Everyone has heard that they need to have a more positive outlook or stress is bad for their health.  Try telling that to someone who is sick and has more bad days than good!  It’s not an easy place to be those with any chronic disease, let alone autoimmunity or cancer, but there’s some evidence to suggest that having a positive outlook and a healthy mental state pays dividends in the immunity department!

There is a field of research called psychoneuroimmunology.  Let’s break that down: pyscho (mental)-neuro (nervous system)-immunology (immune system).  There’s an entire of field of research targeted at uncovering the mysteries of how these systems work together.  Do we have it figured out? Nope.  I don’t even think that will happen in my lifetime.  Just because we don’t have the mechanisms explained, doesn’t mean we don’t see some of the correlative effects of optimistic attitudes like:

  • -better natural killer cell activity (NK cells keep cancer in check and help you fight infections)
  • better ratios of helper to suppressor T-cells (T-cells tipped out of balance equals autoimmunity)
  • -increased sIgA function (this is crazy important for the gut barrier that can be compromised in autoimmunity)

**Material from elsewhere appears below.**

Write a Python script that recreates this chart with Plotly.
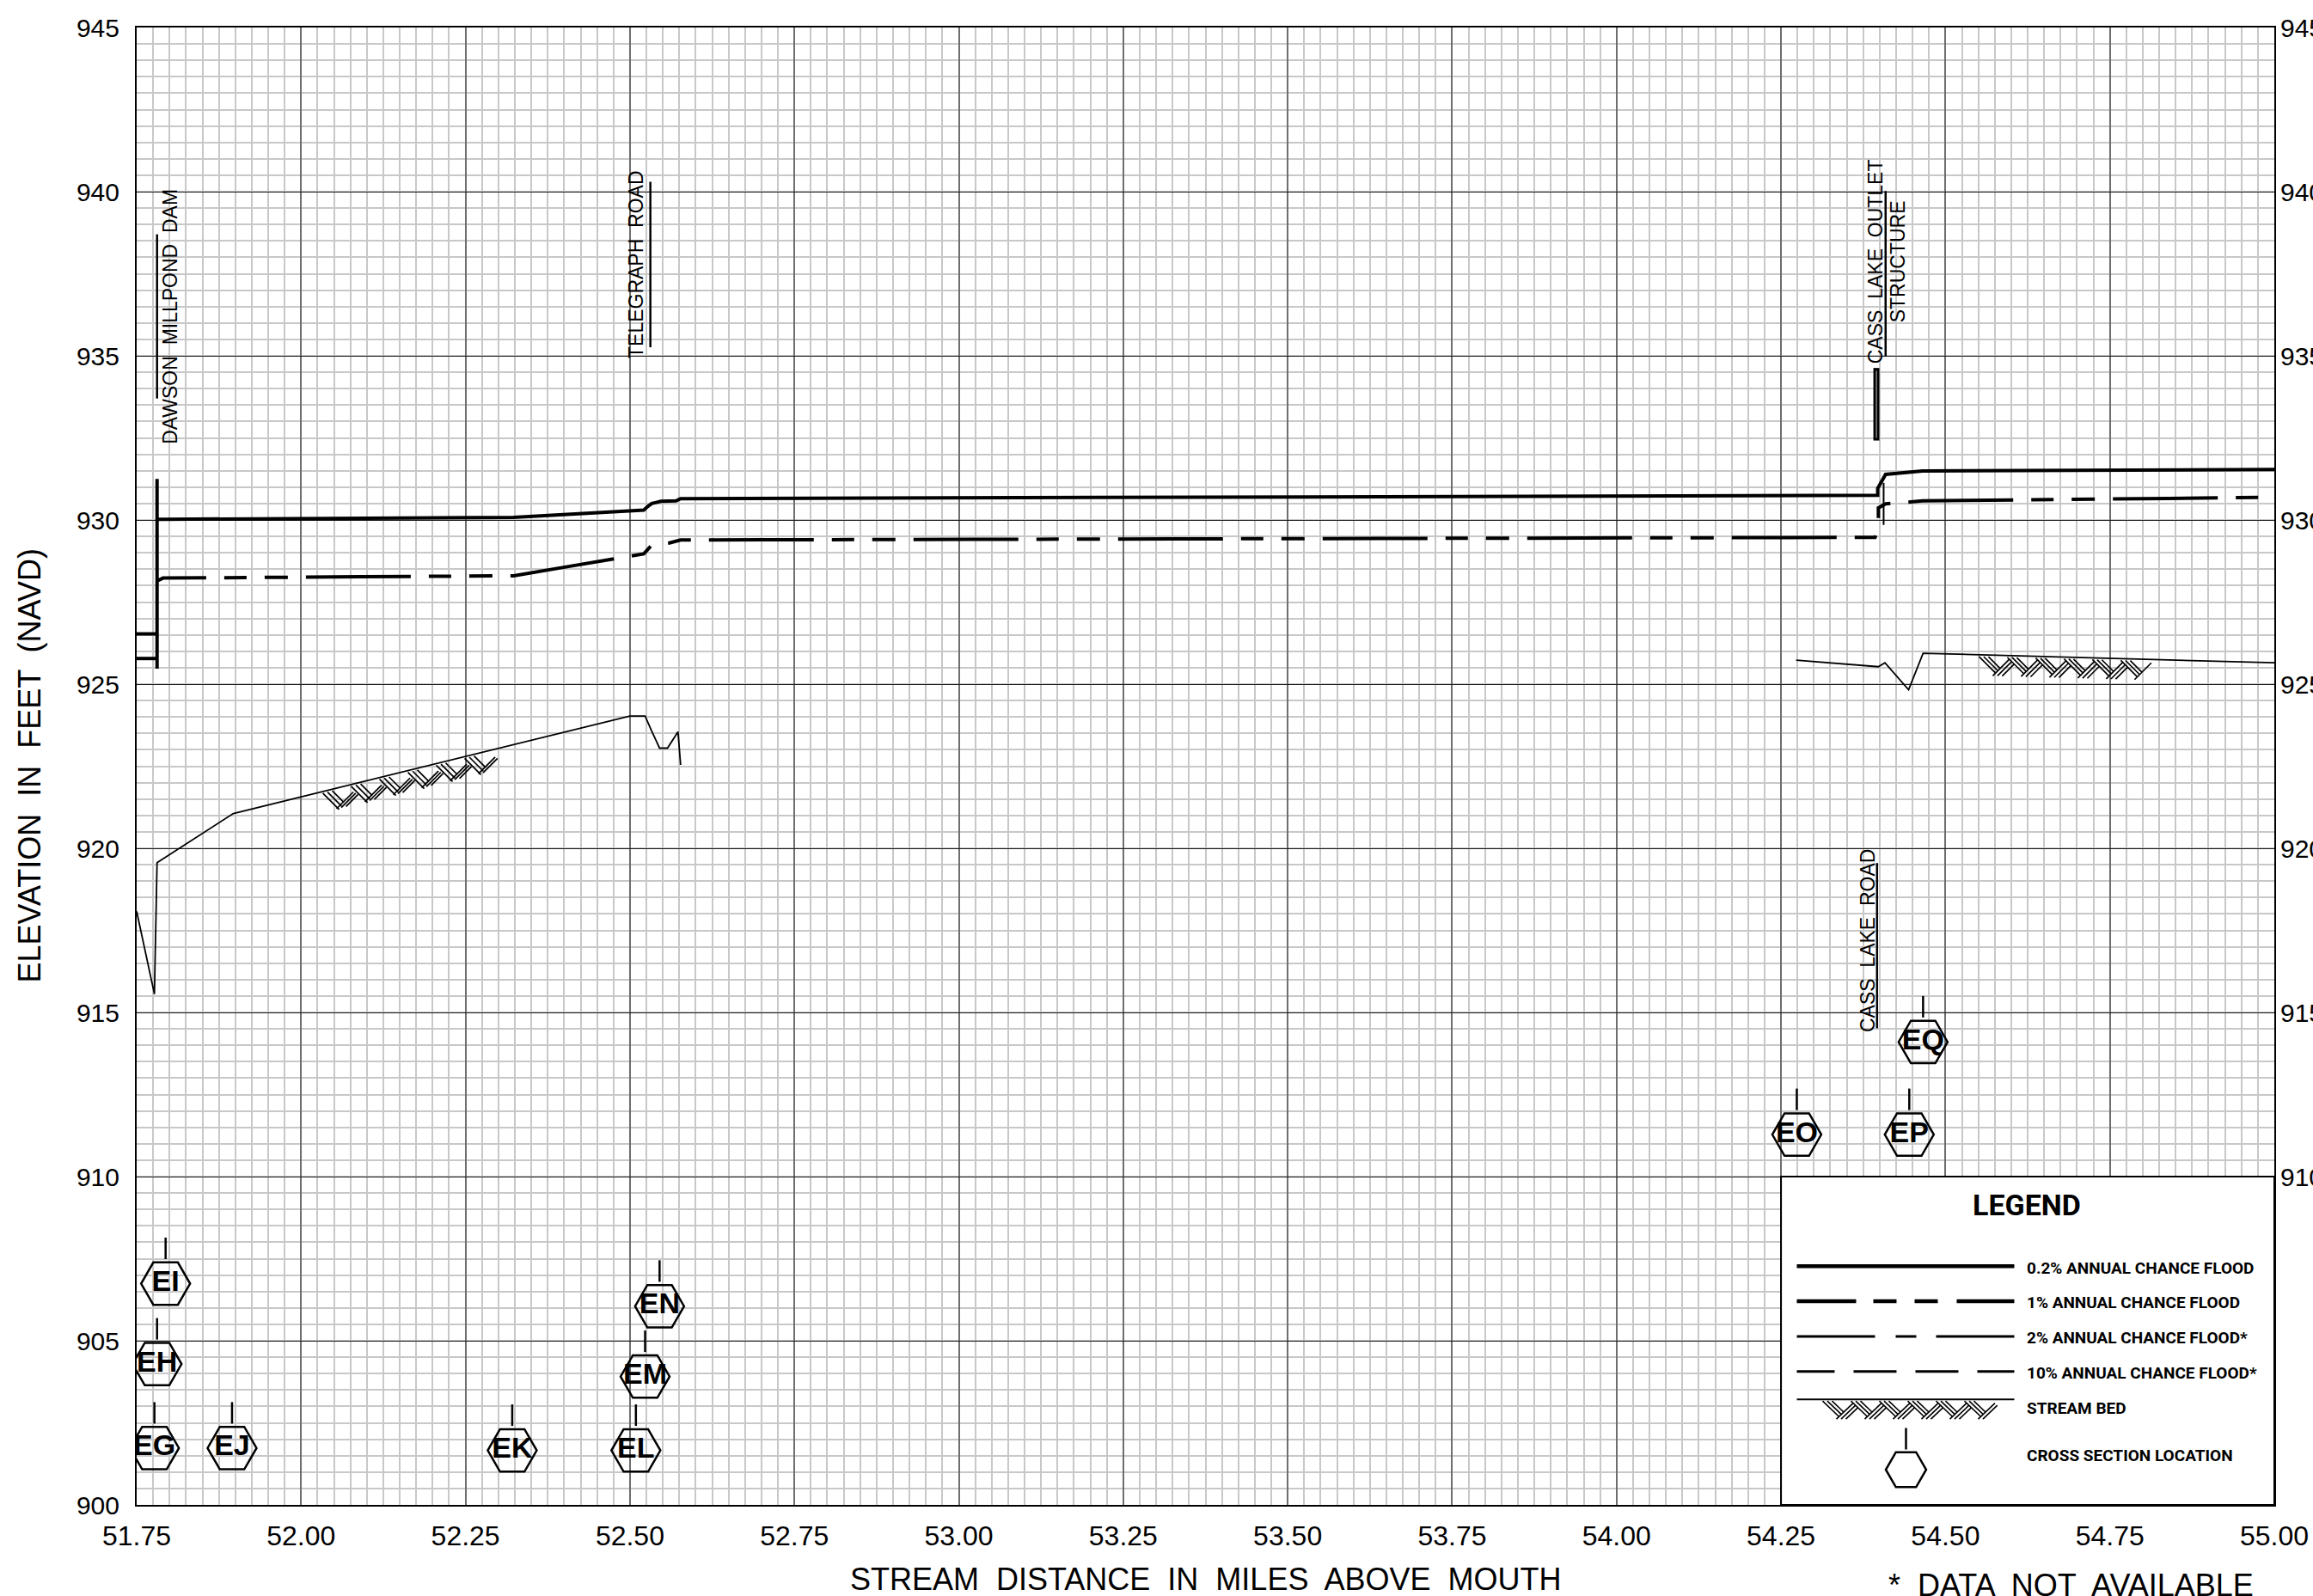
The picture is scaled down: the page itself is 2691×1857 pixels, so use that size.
import numpy as np
import plotly.graph_objects as go

# ---------------- data ----------------
x_tick_vals = [51.75, 52.00, 52.25, 52.50, 52.75, 53.00, 53.25, 53.50, 53.75, 54.00, 54.25, 54.50, 54.75, 55.00]
y_tick_vals = [900, 905, 910, 915, 920, 925, 930, 935, 940, 945]
y_tick_vals_right = [910, 915, 920, 925, 930, 935, 940, 945]

# tailwater just below Dawson Millpond Dam
tail_x = [51.750, 51.781]
tail_02_y = [926.53, 926.53]
tail_01_y = [925.78, 925.78]

# 0.2% annual chance flood profile
flood02_x = [51.781, 51.790, 52.323, 52.521, 52.527, 52.533, 52.547, 52.570, 52.577, 53.500,
             54.397, 54.397, 54.409, 54.465, 55.000]
flood02_y = [930.02, 930.02, 930.08, 930.30, 930.41, 930.50, 930.57, 930.58, 930.65, 930.70,
             930.75, 930.96, 931.39, 931.49, 931.54]

# 1% annual chance flood profile
flood01_x = [51.781, 51.790, 52.323, 52.508, 52.521, 52.533, 52.560, 52.577, 53.500,
             54.393, 54.398, 54.398, 54.409, 54.465, 55.000]
flood01_y = [928.14, 928.23, 928.30, 928.95, 928.97, 929.23, 929.30, 929.39, 929.43,
             929.47, 929.73, 930.37, 930.49, 930.58, 930.69]

# stream bed, two surveyed reaches
bed_lower_x = [51.750, 51.777, 51.781, 51.897, 52.500, 52.523, 52.533, 52.545, 52.557, 52.573, 52.577]
bed_lower_y = [918.08, 915.56, 919.56, 921.06, 924.03, 924.03, 923.57, 923.05, 923.05, 923.55, 922.54]
bed_upper_x = [54.273, 54.398, 54.408, 54.444, 54.466, 55.000]
bed_upper_y = [925.73, 925.53, 925.65, 924.83, 925.94, 925.65]

# cross sections
xs_names = ["EG", "EH", "EI", "EJ", "EK", "EL", "EM", "EN", "EO", "EP", "EQ"]
xs_mile = [51.777, 51.781, 51.794, 51.895, 52.321, 52.509, 52.523, 52.545, 54.274, 54.445, 54.466]
xs_label_elev = [901.73, 904.29, 906.74, 901.73, 901.66, 901.66, 903.91, 906.05, 911.28, 911.28, 914.10]

# structures
dam_mile, dam_bottom, dam_top = 51.781, 925.47, 931.25
road_mile, road_bottom, road_top = 54.406, 929.85, 931.13
gate_mile, gate_bottom, gate_top = 54.395, 932.42, 934.63

label_text = ["DAWSON  MILLPOND  DAM", "TELEGRAPH  ROAD", "CASS  LAKE  OUTLET", "STRUCTURE", "CASS  LAKE  ROAD"]
label_mile = [51.800, 52.510, 54.394, 54.428, 54.381]
label_elev = [936.19, 937.79, 937.88, 937.88, 917.18]

leader_mile = [51.781, 52.531, 54.409, 54.396]
leader_bottom = [933.70, 935.26, 934.98, 914.52]
leader_top = [938.70, 940.30, 940.02, 919.55]

legend_labels = ["0.2% ANNUAL CHANCE FLOOD", "1% ANNUAL CHANCE FLOOD", "2% ANNUAL CHANCE FLOOD*",
                 "10% ANNUAL CHANCE FLOOD*", "STREAM BED", "CROSS SECTION LOCATION"]

# ---------------- geometry / style ----------------
W, H = 2691, 1857
ML, MR, MT, MB = 159, 45, 32, 106
X_RANGE = [51.75, 55.00]
Y_RANGE = [900, 945]
PX_PER_MI = (W - ML - MR) / (X_RANGE[1] - X_RANGE[0])
PX_PER_FT = (H - MT - MB) / (Y_RANGE[1] - Y_RANGE[0])

SANS = "Liberation Sans, Arial, sans-serif"
BOLD_NARROW = "Roboto, Liberation Sans, sans-serif"
BLACK = "#000000"

HEX_PX = 57
STEM_PX = 25


def vsegs(xs, y0s, y1s):
    sx, sy = [], []
    for x, a, b in zip(xs, y0s, y1s):
        sx += [x, x, None]
        sy += [a, b, None]
    return sx, sy


def hatch(x_start, x_end, base_x, base_y, depth=1.0):
    """Herring-bone hatch under a stream bed line: bricks of three 45-degree strokes,
    alternately leaning down-right and up-right, each ending on its neighbour."""
    sx, sy = [], []
    total = (x_end - x_start) * PX_PER_MI
    period, gap = 33.0, 5.5
    k = 0
    while k * period < total:
        b = k * period
        strokes = []
        for i in range(3):      # down-right strokes, stopped by the first up-right stroke
            a0 = b + gap * i
            a1 = b + 19 + gap * i / 2
            strokes.append((a0, 2, a1, 2 + (a1 - a0)))
        for j in range(3):      # up-right strokes, stopped by the next brick
            a0 = b + 16 + gap * j
            a1 = b + 35.5 + gap * j / 2
            strokes.append((a0, 24, a1, 24 - (a1 - a0)))
        for a0, d0, a1, d1 in strokes:
            if a1 > total:
                continue
            x0 = x_start + a0 / PX_PER_MI
            x1 = x_start + a1 / PX_PER_MI
            yb = float(np.interp(x0, base_x, base_y))
            sx += [x0, x1, None]
            sy += [yb - depth * d0 / PX_PER_FT, yb - depth * d1 / PX_PER_FT, None]
        k += 1
    return sx, sy


def line(x, y, width, dash="solid", color=BLACK):
    return go.Scatter(x=x, y=y, mode="lines", line=dict(color=color, width=width, dash=dash),
                      hoverinfo="skip", showlegend=False, connectgaps=False)


fig = go.Figure()

# stream bed
fig.add_trace(line(bed_lower_x, bed_lower_y, 1.8))
fig.add_trace(line(bed_upper_x, bed_upper_y, 1.8))
hx, hy = hatch(52.033, 52.300, bed_lower_x, bed_lower_y)
fig.add_trace(line(hx, hy, 1.7))
hx, hy = hatch(54.551, 54.815, bed_upper_x, bed_upper_y)
fig.add_trace(line(hx, hy, 1.7))

# flood profiles
fig.add_trace(line(tail_x, tail_02_y, 4))
fig.add_trace(line(tail_x, tail_01_y, 4))
fig.add_trace(line(flood02_x, flood02_y, 4))
fig.add_trace(line(flood01_x, flood01_y, 4, dash="58px,21px,26px,21px,27px,21px,64px,0px"))

# structures on the profile
fig.add_trace(line([dam_mile, dam_mile], [dam_bottom, dam_top], 4))
fig.add_trace(line([road_mile, road_mile], [road_bottom, road_top], 2))
fig.add_trace(line([gate_mile, gate_mile], [gate_bottom, gate_top], 7))
fig.add_trace(line([gate_mile, gate_mile], [gate_bottom + 0.08, gate_top - 0.08], 1.3, color="#9a9a9a"))

# label leaders
lx, ly = vsegs(leader_mile, leader_bottom, leader_top)
fig.add_trace(line(lx, ly, 2.5))

# cross section hexagons with stems
half_ft = HEX_PX / 2 / PX_PER_FT
stem_ft = STEM_PX / PX_PER_FT
sx, sy = vsegs(xs_mile, [e + half_ft for e in xs_label_elev], [e + half_ft + stem_ft for e in xs_label_elev])
fig.add_trace(line(sx, sy, 2.5))
fig.add_trace(go.Scatter(
    x=xs_mile, y=xs_label_elev, mode="markers+text", text=xs_names, textposition="middle center",
    textfont=dict(family=SANS, size=34, color=BLACK, weight="bold"),
    marker=dict(symbol="hexagon2-open", size=HEX_PX, color=BLACK, line=dict(color=BLACK, width=2.5)),
    hoverinfo="skip", showlegend=False))

# ---------------- legend panel ----------------
box_x = [54.25, 55.00, 55.00, 54.25, 54.25]
box_y = [900, 900, 910, 910, 900]
fig.add_trace(go.Scatter(x=box_x, y=box_y, mode="lines", fill="toself", fillcolor="white",
                         line=dict(color=BLACK, width=2), hoverinfo="skip", showlegend=False))

leg_x0 = 54.25 + 18.4 / PX_PER_MI
leg_x1 = leg_x0 + 253 / PX_PER_MI
row_px = [1473.3, 1514.0, 1555.0, 1595.7, 1628.3]
row_y = [Y_RANGE[0] + (H - MB - p) / PX_PER_FT for p in row_px]
row_styles = [("solid", 4.5), ("69px,20px,27px,21px,27px,22px,68px", 4.5),
              ("91px,24px,24px,23px,91px", 3), ("44px,22px,50px,22px,50px,22px,43px", 3), ("solid", 2)]
for yv, (dash, wdt) in zip(row_y, row_styles):
    fig.add_trace(line([leg_x0, leg_x1], [yv, yv], wdt, dash=dash))
hx, hy = hatch(leg_x0 + 30 / PX_PER_MI, leg_x0 + 236 / PX_PER_MI, [leg_x0, leg_x1],
               [row_y[4], row_y[4]], depth=0.95)
fig.add_trace(line(hx, hy, 1.6))

leg_hex_x = leg_x0 + 127 / PX_PER_MI
leg_hex_y = Y_RANGE[0] + (H - MB - 1710) / PX_PER_FT
leg_hex_px = 47
fig.add_trace(line([leg_hex_x, leg_hex_x],
                   [leg_hex_y + leg_hex_px / 2 / PX_PER_FT, leg_hex_y + (leg_hex_px / 2 + 25) / PX_PER_FT], 2.5))
fig.add_trace(go.Scatter(x=[leg_hex_x], y=[leg_hex_y], mode="markers",
                         marker=dict(symbol="hexagon2-open", size=leg_hex_px, color=BLACK,
                                     line=dict(color=BLACK, width=2.5)),
                         hoverinfo="skip", showlegend=False))

# invisible trace so the right-hand elevation axis is drawn
fig.add_trace(go.Scatter(x=[X_RANGE[0]], y=[Y_RANGE[0]], yaxis="y2", mode="markers",
                         marker=dict(opacity=0), hoverinfo="skip", showlegend=False))

annotations = []
for t, xm, ye in zip(label_text, label_mile, label_elev):
    annotations.append(dict(x=xm, y=ye, xref="x", yref="y", text=t, textangle=-90, showarrow=False,
                            xanchor="center", yanchor="middle",
                            font=dict(family=SANS, size=23, color=BLACK)))

text_x = leg_x0 + 266 / PX_PER_MI
text_px = [1475, 1515.7, 1556.7, 1597.3, 1638.3, 1693.3]
for t, p in zip(legend_labels, text_px):
    annotations.append(dict(x=text_x, y=Y_RANGE[0] + (H - MB - p) / PX_PER_FT, xref="x", yref="y",
                            text=t, showarrow=False, xanchor="left", yanchor="middle",
                            font=dict(family=BOLD_NARROW, size=19, color=BLACK, weight="bold")))
annotations.append(dict(x=54.623, y=Y_RANGE[0] + (H - MB - 1401.7) / PX_PER_FT, xref="x", yref="y",
                        text="LEGEND", showarrow=False, xanchor="center", yanchor="middle",
                        font=dict(family=BOLD_NARROW, size=34, color=BLACK, weight="bold")))

plot_w, plot_h = W - ML - MR, H - MT - MB
annotations.append(dict(x=0.5, y=(H - MB - 1837) / plot_h, xref="paper", yref="paper",
                        text="STREAM  DISTANCE  IN  MILES  ABOVE  MOUTH", showarrow=False,
                        xanchor="center", yanchor="middle", font=dict(family=SANS, size=36, color=BLACK)))
annotations.append(dict(x=(34 - ML) / plot_w, y=0.5, xref="paper", yref="paper",
                        text="ELEVATION  IN  FEET  (NAVD)", textangle=-90, showarrow=False,
                        xanchor="center", yanchor="middle", font=dict(family=SANS, size=36, color=BLACK)))
annotations.append(dict(x=(2409 - ML) / plot_w, y=(H - MB - 1845) / plot_h, xref="paper", yref="paper",
                        text="*  DATA  NOT  AVAILABLE", showarrow=False,
                        xanchor="center", yanchor="middle", font=dict(family=SANS, size=36, color=BLACK)))

axis_common = dict(showline=True, linecolor=BLACK, linewidth=2, mirror=True, ticks="", zeroline=False,
                   automargin=False)

fig.update_layout(
    width=W, height=H,
    margin=dict(l=ML, r=MR, t=MT, b=MB, pad=0, autoexpand=False),
    paper_bgcolor="white", plot_bgcolor="white",
    showlegend=False,
    xaxis=dict(range=X_RANGE, tickvals=x_tick_vals, ticktext=[f"{v:.2f}" for v in x_tick_vals],
               showgrid=True, gridcolor="#6e6e6e", gridwidth=2,
               minor=dict(dtick=0.025, tick0=51.75, showgrid=True, gridcolor="#c8c8c8", gridwidth=2),
               ticklabelstandoff=7, tickfont=dict(family=SANS, size=32, color=BLACK), **axis_common),
    yaxis=dict(range=Y_RANGE, tickvals=y_tick_vals, showgrid=True, gridcolor="#1a1a1a", gridwidth=1.4,
               minor=dict(dtick=0.5, tick0=900, showgrid=True, gridcolor="#c8c8c8", gridwidth=2),
               ticklabelstandoff=12, tickfont=dict(family=SANS, size=30, color=BLACK), **axis_common),
    yaxis2=dict(range=Y_RANGE, tickvals=y_tick_vals_right, overlaying="y", side="right", showgrid=False,
                showline=False, ticks="", zeroline=False, ticklabelstandoff=6, automargin=False,
                tickfont=dict(family=SANS, size=30, color=BLACK)),
    annotations=annotations,
)

fig.write_html("out.html")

Ways to improve mental outlook

There’s nothing more frustrating than recognizing that your attitude sucks, you have negative self-talk, and maybe even some depression and someone telling you to “stop, be more positive.”  What does that even mean?!  Of course, I’d be more positive if I knew how!!!!  These tips are going to feel forced initially, but I will list some helpful suggestions in order of ease.  The top of the list is where you should start if you feel stuck and “being positive” feels forced.  The better you get, work your way down!  Be gentle, because some people take years before they can do some of the lower list comfortably.

  • volunteer– find an organization that helps people, and simply show up to help.  Animal shelters, soup kitchens, Habitat for Humanity, after-school programs.  You ALWAYS have a positive mood when you’ve made another person’s life better.
  • random acts of kindness– randomly throughout your day, do something small for someone that you may not have done otherwise.  Buy their coffee, open a door, let them out in traffic, give a stranger a compliment, look at someone and smile.  Little things go a long way.
  • write and send thank you cards– not only does this task make you think of people who mean something to you, but it also gives you a purpose to remember why your thankful for them, and then you will also feel amazing when they feel good about someone recognizing them and being grateful for their presence.  I do this every year around Thanksgiving, but this is an insta-feel-good anytime you’re feeling down.
  • start a gratitude journal– simply writing 3 things you are grateful for down every day for 21 days without repeating any will force your brain to focus on the blessings.  Your brain will begin to search for these things as a part of everyday life.
  • meditate– being able to practice checking in with yourself, letting go of expectations, knowing that how you are in the moment is enough and exactly how it’s supposed to be is extremely freeing.  Try downloading the headspace app or purchase one of Chopra Center’s meditation series.  I LOVE the Chopra meditations because they start with telling you what to focus on and how to relate it to your life.  You’ll be better at starting yourself as time goes by.

When you think about the fact that cancer patients in studies have been proven to have better outcomes when they visualize and create positive environments over those with negative thoughts, it’s definitely worth a shot.  If for no other reason than the opening the door of opportunity in a time when your immune system needs some help, smile and make a small step towards finding the silver lining!  It will pay you back in ways you never imagined.